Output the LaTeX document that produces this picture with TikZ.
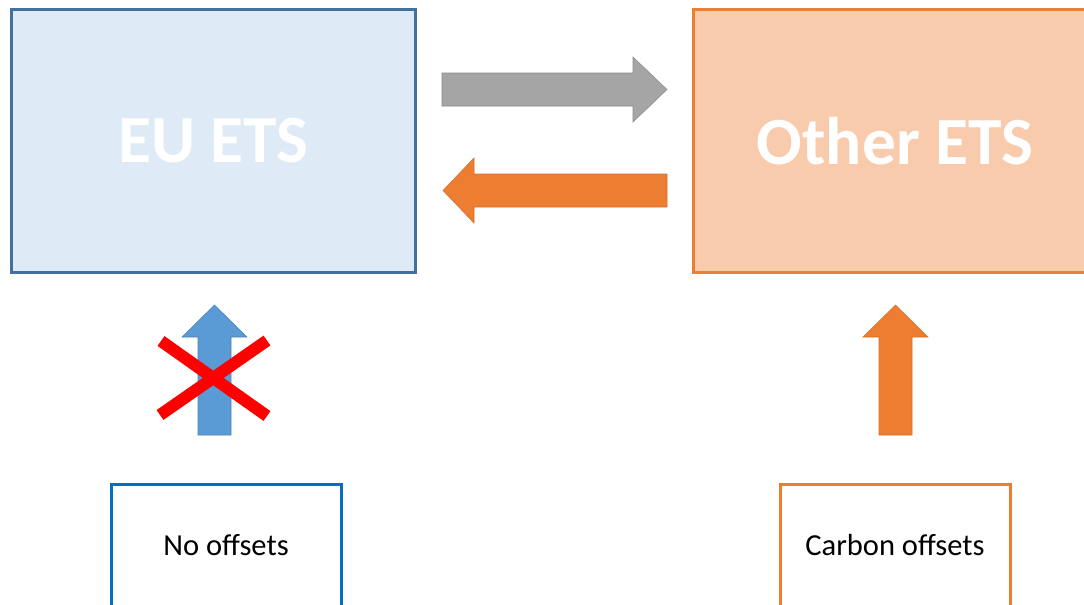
\documentclass[tikz,border=0pt]{standalone}
\usepackage{fontspec}
\setmainfont{Carlito}
\definecolor{eufill}{HTML}{DEEBF7}
\definecolor{euline}{HTML}{41719C}
\definecolor{orfill}{HTML}{F8CBAD}
\definecolor{orline}{HTML}{ED7D31}
\definecolor{grayarrow}{HTML}{A5A5A5}
\definecolor{bluearrow}{HTML}{5B9BD5}
\definecolor{offblue}{HTML}{0070C0}
\begin{document}
\begin{tikzpicture}[x=0.75pt,y=-0.75pt,
  bigbox/.style={rectangle,inner sep=0pt,line width=2.25pt,
    minimum width=404*0.75pt,minimum height=263*0.75pt,text=white,
    font=\bfseries\fontsize{50.6}{53}\selectfont},
  smallbox/.style={rectangle,inner sep=0pt,line width=2.25pt,fill=white,
    minimum width=230*0.75pt,minimum height=122*0.75pt,
    font=\fontsize{22.9}{25}\selectfont},
  blockarrow/.style={line width=0.4pt,line join=miter},
  crossline/.style={draw=red,line width=12*0.75pt}]
\useasboundingbox (0,0) rectangle (1084,604);
\fill[white] (0,0) rectangle (1084,604);
% main boxes
\node[bigbox,draw=euline,fill=eufill] (eu) at (213.5,141) {EU ETS};
\node[bigbox,draw=orline,fill=orfill] (oth) at (895,141) {Other ETS};
% lower boxes
\node[smallbox,draw=offblue] (nooff) at (226,545) {No offsets};
\node[smallbox,draw=orline] (carb) at (895,545) {Carbon offsets};
% horizontal block arrows
\filldraw[blockarrow,fill=grayarrow,draw=grayarrow!85!black]
  (442,73) -- (633,73) -- (633,57) -- (667,89.5) -- (633,122) -- (633,106) -- (442,106) -- cycle;
\filldraw[blockarrow,fill=orline,draw=orline!90!black]
  (667,174) -- (474,174) -- (474,158) -- (443,190.5) -- (474,223) -- (474,207) -- (667,207) -- cycle;
% vertical block arrows
\filldraw[blockarrow,fill=bluearrow,draw=bluearrow!85!black]
  (198,435) -- (198,337) -- (182,337) -- (214.5,305) -- (247,337) -- (231,337) -- (231,435) -- cycle;
\filldraw[blockarrow,fill=orline,draw=orline!90!black]
  (879,435) -- (879,337) -- (863,337) -- (895.5,305) -- (928,337) -- (912,337) -- (912,435) -- cycle;
% red cross
\coordinate (c1) at (161,341);
\coordinate (c2) at (267,416);
\coordinate (c3) at (160,415);
\coordinate (c4) at (267,340.5);
\draw[crossline] (c1) -- (c2);
\draw[crossline] (c3) -- (c4);
\end{tikzpicture}
\end{document}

##########

* **Task brief**
Take the listing above and print it exactly, apart from the pictures.

* **Expected output**
Output the LaTeX document that produces this picture with TikZ.
\documentclass[tikz,border=0pt]{standalone}
\usepackage{fontspec}
\setmainfont{Carlito}
\definecolor{eufill}{HTML}{DEEBF7}
\definecolor{euline}{HTML}{41719C}
\definecolor{orfill}{HTML}{F8CBAD}
\definecolor{orline}{HTML}{ED7D31}
\definecolor{grayarrow}{HTML}{A5A5A5}
\definecolor{bluearrow}{HTML}{5B9BD5}
\definecolor{offblue}{HTML}{0070C0}
\begin{document}
\begin{tikzpicture}[x=0.75pt,y=-0.75pt,
  bigbox/.style={rectangle,inner sep=0pt,line width=2.25pt,
    minimum width=404*0.75pt,minimum height=263*0.75pt,text=white,
    font=\bfseries\fontsize{50.6}{53}\selectfont},
  smallbox/.style={rectangle,inner sep=0pt,line width=2.25pt,fill=white,
    minimum width=230*0.75pt,minimum height=122*0.75pt,
    font=\fontsize{22.9}{25}\selectfont},
  blockarrow/.style={line width=0.4pt,line join=miter},
  crossline/.style={draw=red,line width=12*0.75pt}]
\useasboundingbox (0,0) rectangle (1084,604);
\fill[white] (0,0) rectangle (1084,604);
% main boxes
\node[bigbox,draw=euline,fill=eufill] (eu) at (213.5,141) {EU ETS};
\node[bigbox,draw=orline,fill=orfill] (oth) at (895,141) {Other ETS};
% lower boxes
\node[smallbox,draw=offblue] (nooff) at (226,545) {No offsets};
\node[smallbox,draw=orline] (carb) at (895,545) {Carbon offsets};
% horizontal block arrows
\filldraw[blockarrow,fill=grayarrow,draw=grayarrow!85!black]
  (442,73) -- (633,73) -- (633,57) -- (667,89.5) -- (633,122) -- (633,106) -- (442,106) -- cycle;
\filldraw[blockarrow,fill=orline,draw=orline!90!black]
  (667,174) -- (474,174) -- (474,158) -- (443,190.5) -- (474,223) -- (474,207) -- (667,207) -- cycle;
% vertical block arrows
\filldraw[blockarrow,fill=bluearrow,draw=bluearrow!85!black]
  (198,435) -- (198,337) -- (182,337) -- (214.5,305) -- (247,337) -- (231,337) -- (231,435) -- cycle;
\filldraw[blockarrow,fill=orline,draw=orline!90!black]
  (879,435) -- (879,337) -- (863,337) -- (895.5,305) -- (928,337) -- (912,337) -- (912,435) -- cycle;
% red cross
\coordinate (c1) at (161,341);
\coordinate (c2) at (267,416);
\coordinate (c3) at (160,415);
\coordinate (c4) at (267,340.5);
\draw[crossline] (c1) -- (c2);
\draw[crossline] (c3) -- (c4);
\end{tikzpicture}
\end{document}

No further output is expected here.